-- SUPPLIED INFORMATION start --

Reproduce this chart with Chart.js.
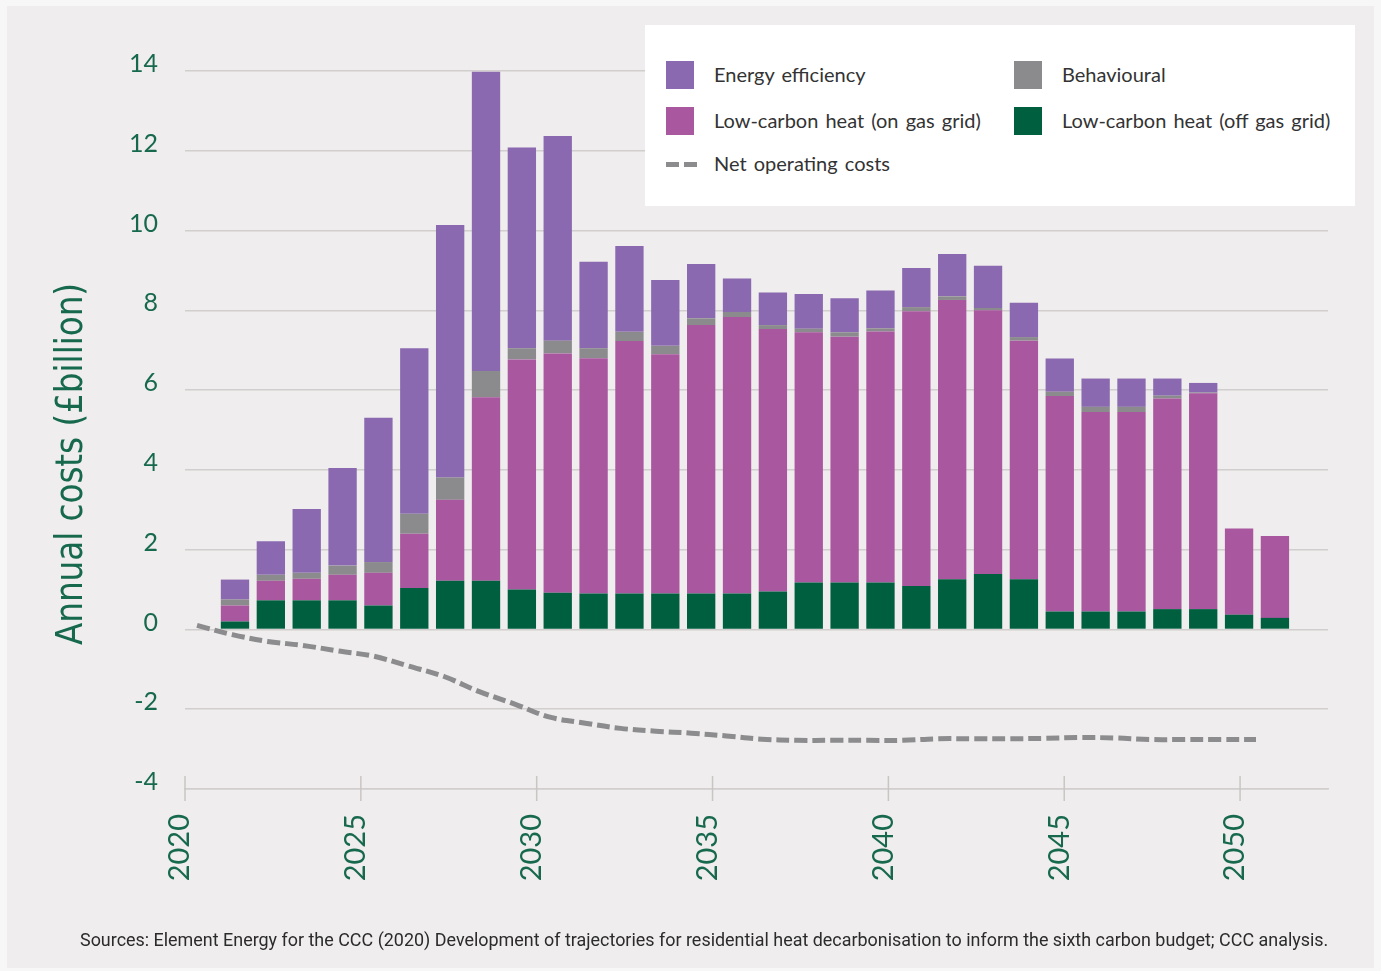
<!DOCTYPE html>
<html>
<head>
<meta charset="utf-8">
<script src="https://cdn.jsdelivr.net/npm/chart.js@4.4.1/dist/chart.umd.min.js"></script>
<style>
    html, body { margin: 0; padding: 0; background: #f7f7f7; }
    #wrap { position: relative; width: 1381px; height: 971px; overflow: hidden; }
    #panel { position: absolute; left: 7px; top: 6px; width: 1367px; height: 962px; background: #efeded; }
    #chart { position: absolute; left: 0; top: 0; }
    #legend { position: absolute; left: 645px; top: 25px; width: 710px; height: 181px; background: #ffffff; }
    .item { position: absolute; font: 20px Lato, "Open Sans", sans-serif; word-spacing: 2px; color: #333333; line-height: 28px; white-space: nowrap; }
    .sw { position: absolute; width: 28px; height: 28px; }
    .dash { position: absolute; width: 13px; height: 5px; background: #8c8c8e; }
    #sources { position: absolute; left: 80px; top: 928px; font: 19px Roboto, "Liberation Sans", sans-serif; color: #2b2b2b; white-space: nowrap; transform-origin: 0 0; }
</style>
</head>
<body>
<div id="wrap">
    <div id="panel"></div>
    <canvas id="chart" width="1381" height="971"></canvas>
    <div id="legend"></div>
    <div id="sources">Sources: Element Energy for the CCC (2020) Development of trajectories for residential heat decarbonisation to inform the sixth carbon budget; CCC analysis.</div>
</div>
<script>
// --- VERİ ---
const barYears = [2021, 2022, 2023, 2024, 2025, 2026, 2027, 2028, 2029, 2030,
    2031, 2032, 2033, 2034, 2035, 2036, 2037, 2038, 2039, 2040,
    2041, 2042, 2043, 2044, 2045, 2046, 2047, 2048, 2049, 2050];

// £bn, alttan üste doğru
const offGrid = [0.20, 0.73, 0.73, 0.73, 0.60, 1.04, 1.22, 1.22, 1.00, 0.92,
    0.90, 0.90, 0.90, 0.90, 0.90, 0.95, 1.18, 1.18, 1.18, 1.09,
    1.26, 1.39, 1.26, 0.45, 0.45, 0.45, 0.51, 0.51, 0.37, 0.29];
const onGrid = [0.40, 0.49, 0.54, 0.64, 0.82, 1.36, 2.03, 4.60, 5.77, 6.00,
    5.90, 6.33, 6.00, 6.73, 6.93, 6.58, 6.27, 6.16, 6.29, 6.89,
    7.00, 6.61, 5.98, 5.40, 5.00, 5.00, 5.28, 5.41, 2.16, 2.05];
const behavioural = [0.15, 0.15, 0.15, 0.23, 0.27, 0.50, 0.56, 0.66, 0.28, 0.32,
    0.25, 0.23, 0.21, 0.17, 0.13, 0.10, 0.09, 0.11, 0.08, 0.10,
    0.09, 0.06, 0.09, 0.11, 0.13, 0.13, 0.07, 0.02, 0.00, 0.00];
const efficiency = [0.50, 0.84, 1.60, 2.45, 3.62, 4.15, 6.33, 7.50, 5.03, 5.13,
    2.17, 2.15, 1.65, 1.36, 0.84, 0.82, 0.87, 0.85, 0.95, 0.98,
    1.06, 1.06, 0.86, 0.83, 0.71, 0.71, 0.43, 0.24, 0.00, 0.00];

const lineYears = [2020, 2021, 2022, 2023, 2024, 2025, 2026, 2027, 2028, 2029, 2030,
    2031, 2032, 2033, 2034, 2035, 2036, 2037, 2038, 2039, 2040,
    2041, 2042, 2043, 2044, 2045, 2046, 2047, 2048, 2049, 2050];
const netOperating = [0.10, -0.13, -0.30, -0.40, -0.54, -0.67, -0.92, -1.18, -1.56, -1.87, -2.20,
    -2.35, -2.48, -2.55, -2.60, -2.67, -2.75, -2.78, -2.78, -2.78, -2.78,
    -2.74, -2.74, -2.74, -2.73, -2.71, -2.72, -2.76, -2.76, -2.76, -2.76];

const yearTicks = [2020, 2025, 2030, 2035, 2040, 2045, 2050];
const valueTicks = [-4, -2, 0, 2, 4, 6, 8, 10, 12, 14];

// --- RENKLER ---
const GREEN_TEXT = '#17694d';
const colors = {
    efficiency: '#8a69b0',
    behavioural: '#8b8b8d',
    onGrid: '#a9579f',
    offGrid: '#005f3f',
    line: '#8c8c8e',
    grid: '#d2cece'
};

const legendItems = [
    { label: 'Energy efficiency', color: colors.efficiency, col: 0, row: 0 },
    { label: 'Behavioural', color: colors.behavioural, col: 1, row: 0 },
    { label: 'Low-carbon heat (on gas grid)', color: colors.onGrid, col: 0, row: 1 },
    { label: 'Low-carbon heat (off gas grid)', color: colors.offGrid, col: 1, row: 1 },
    { label: 'Net operating costs', dashed: true, col: 0, row: 2 }
];

// HTML lejant
const legendEl = document.getElementById('legend');
const colX = [21, 369];
const rowY = [36, 82, 125];
legendItems.forEach(it => {
    const x = colX[it.col], y = rowY[it.row];
    if (it.dashed) {
        [0, 18].forEach(dx => {
            const d = document.createElement('div');
            d.className = 'dash';
            d.style.left = (x + dx) + 'px';
            d.style.top = (y + 12) + 'px';
            legendEl.appendChild(d);
        });
    } else {
        const s = document.createElement('div');
        s.className = 'sw';
        s.style.left = x + 'px';
        s.style.top = y + 'px';
        s.style.background = it.color;
        legendEl.appendChild(s);
    }
    const t = document.createElement('div');
    t.className = 'item';
    t.style.left = (x + 48) + 'px';
    t.style.top = (y - 1) + 'px';
    t.textContent = it.label;
    legendEl.appendChild(t);
});

// Kaynak satırı dar bir yazı tipinde: genişliğe sığdır
const src = document.getElementById('sources');
src.style.transform = 'scaleX(' + (1248 / src.scrollWidth) + ')';

const toPoints = (xs, ys) => xs.map((x, i) => ({ x: x, y: ys[i] }));

// x ekseni tik çizgileri + dikey eksen başlığı
const decorPlugin = {
    id: 'decor',
    afterDraw(chart) {
        const ctx = chart.ctx;
        const sx = chart.scales.x;
        const bottom = chart.chartArea.bottom;
        ctx.save();
        ctx.strokeStyle = '#c9c5c5';
        ctx.lineWidth = 1.5;
        yearTicks.forEach(v => {
            const px = sx.getPixelForValue(v);
            ctx.beginPath();
            ctx.moveTo(px, bottom - 13);
            ctx.lineTo(px, bottom + 12);
            ctx.stroke();
        });
        ctx.translate(72, 464);
        ctx.rotate(-Math.PI / 2);
        ctx.fillStyle = GREEN_TEXT;
        ctx.font = '37px "Liberation Sans Narrow", "DejaVu Sans Condensed", sans-serif';
        ctx.textAlign = 'center';
        ctx.textBaseline = 'middle';
        ctx.fillText('Annual costs (£billion)', 0, 0, 362);
        ctx.restore();
    }
};

const barDataset = (label, data, color) => ({
    type: 'bar',
    label: label,
    data: toPoints(barYears, data),
    backgroundColor: color,
    borderWidth: 0,
    xAxisID: 'xBar',
    yAxisID: 'y',
    grouped: false,
    barPercentage: 0.79,
    categoryPercentage: 1,
    order: 1
});

new Chart(document.getElementById('chart'), {
    type: 'bar',
    data: {
        datasets: [
            barDataset('Low-carbon heat (off gas grid)', offGrid, colors.offGrid),
            barDataset('Low-carbon heat (on gas grid)', onGrid, colors.onGrid),
            barDataset('Behavioural', behavioural, colors.behavioural),
            barDataset('Energy efficiency', efficiency, colors.efficiency),
            {
                type: 'line',
                label: 'Net operating costs',
                data: toPoints(lineYears, netOperating),
                borderColor: colors.line,
                borderWidth: 5,
                borderDash: [13, 5],
                pointRadius: 0,
                tension: 0.35,
                fill: false,
                xAxisID: 'xLine',
                yAxisID: 'y',
                order: 0
            }
        ]
    },
    options: {
        responsive: false,
        animation: false,
        layout: { padding: { top: 71, right: 53, left: 0, bottom: 0 } },
        plugins: {
            legend: { display: false },
            tooltip: { enabled: false }
        },
        scales: {
            x: {
                type: 'linear',
                position: 'bottom',
                min: 2020,
                max: 2052.5,
                offset: false,
                afterFit: (scale) => { scale.height = 182; },
                afterBuildTicks: (scale) => { scale.ticks = yearTicks.map(v => ({ value: v })); },
                grid: { display: false, drawTicks: false },
                border: { display: true, color: colors.grid, width: 1.5 },
                ticks: {
                    color: GREEN_TEXT,
                    font: { family: 'Lato', size: 29 },
                    minRotation: 90,
                    maxRotation: 90,
                    padding: 25,
                    labelOffset: -5,
                    autoSkip: false,
                    callback: (v) => String(v)
                }
            },
            xBar: {
                type: 'linear',
                display: false,
                stacked: true,
                offset: false,
                min: 2019.606,
                max: 2051.48,
                afterBuildTicks: (scale) => { scale.ticks = barYears.map(v => ({ value: v })); }
            },
            xLine: {
                type: 'linear',
                display: false,
                offset: false,
                min: 2019.66,
                max: 2052.04
            },
            y: {
                type: 'linear',
                stacked: true,
                min: -4,
                max: 14,
                afterFit: (scale) => { scale.width = 185; },
                afterBuildTicks: (scale) => { scale.ticks = valueTicks.map(v => ({ value: v })); },
                grid: { color: colors.grid, lineWidth: 1.5, drawTicks: false },
                border: { display: false },
                ticks: {
                    color: GREEN_TEXT,
                    font: { family: 'Lato', size: 25 },
                    padding: 27,
                    labelOffset: -7
                }
            }
        }
    },
    plugins: [decorPlugin]
});
</script>
</body>
</html>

-- SUPPLIED INFORMATION end --

Find each line that has the word "chart", then copy it out.

Reproduce this chart with Chart.js.
<script src="https://cdn.jsdelivr.net/npm/chart.js@4.4.1/dist/chart.umd.min.js"></script>
    #chart { position: absolute; left: 0; top: 0; }
    <canvas id="chart" width="1381" height="971"></canvas>
    afterDraw(chart) {
        const ctx = chart.ctx;
        const sx = chart.scales.x;
        const bottom = chart.chartArea.bottom;
new Chart(document.getElementById('chart'), {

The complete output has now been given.